Hastanenin önünde inip eve doğru yürüyorum. Sokaklar sessiz ve karanlık. Evin kapısında karşılıyor eşim. Olan bitenleri konuşuyoruz birlikte. Saatler çabuk geçiyor ve yatıyoruz. Güzel bir uykudan sonra, gözlerimi açtığımda, güneşin ilk ışıklarının evimize dolduğunu fark ediyorum. Kahvaltıdan sonra telefon zilini duyuyorum. Atilla Bey arıyor. Yeni işçiler bulmuş bana, kablo kanalını kazmak için, Kaplan'da. Hemen yukarı çıkmam lazım. Hem de ödeme günüm bugün.

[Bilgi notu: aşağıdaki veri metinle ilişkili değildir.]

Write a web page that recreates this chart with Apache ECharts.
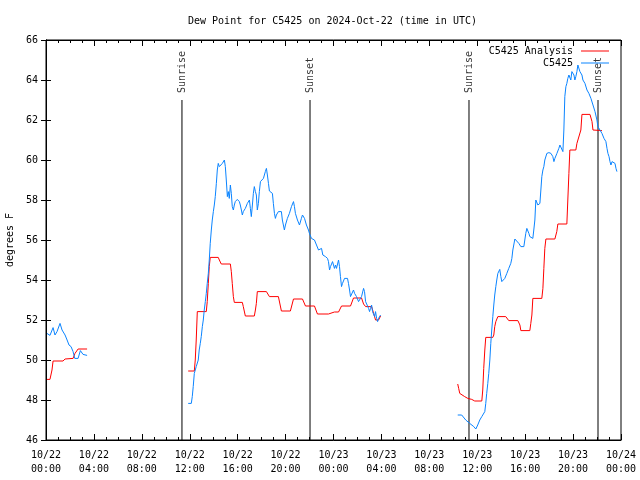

Ustayı alıp işi tarif etmek üzere Kaplan'a doğru yola çıkıyoruz. Bahçe kapısı açık. İyi o zaman. Belli ki ustalar çalışıyor. Epey yükseldiğini görüyorum taş duvarın. Patlayan borudan sızan sular, yolu çamur yapmış. Bereket onarmış borudaki kaçağı Yakup Usta, zaman geçirmeden. Güzergahı gösterip istediğim işi tarif ediyorum Kerim Ustaya. Anlaşmamız uzun zaman almıyor. Benim adama onun çalışmaya ihtiyacı var. Yarın ekibiyle işe başlayacak, bakalım nasıl olacak? Her gün ben getirip götüreceğim ekibi. Bir hafta, on gün arasında bir sürede tamamlanacağını umuyorum.
İşçilerin haftalık ödemelerini yapıyorum. İnşaat malzemecisinin hesabını kapatıp Kerim Ustayı çarşıya bırakıyorum.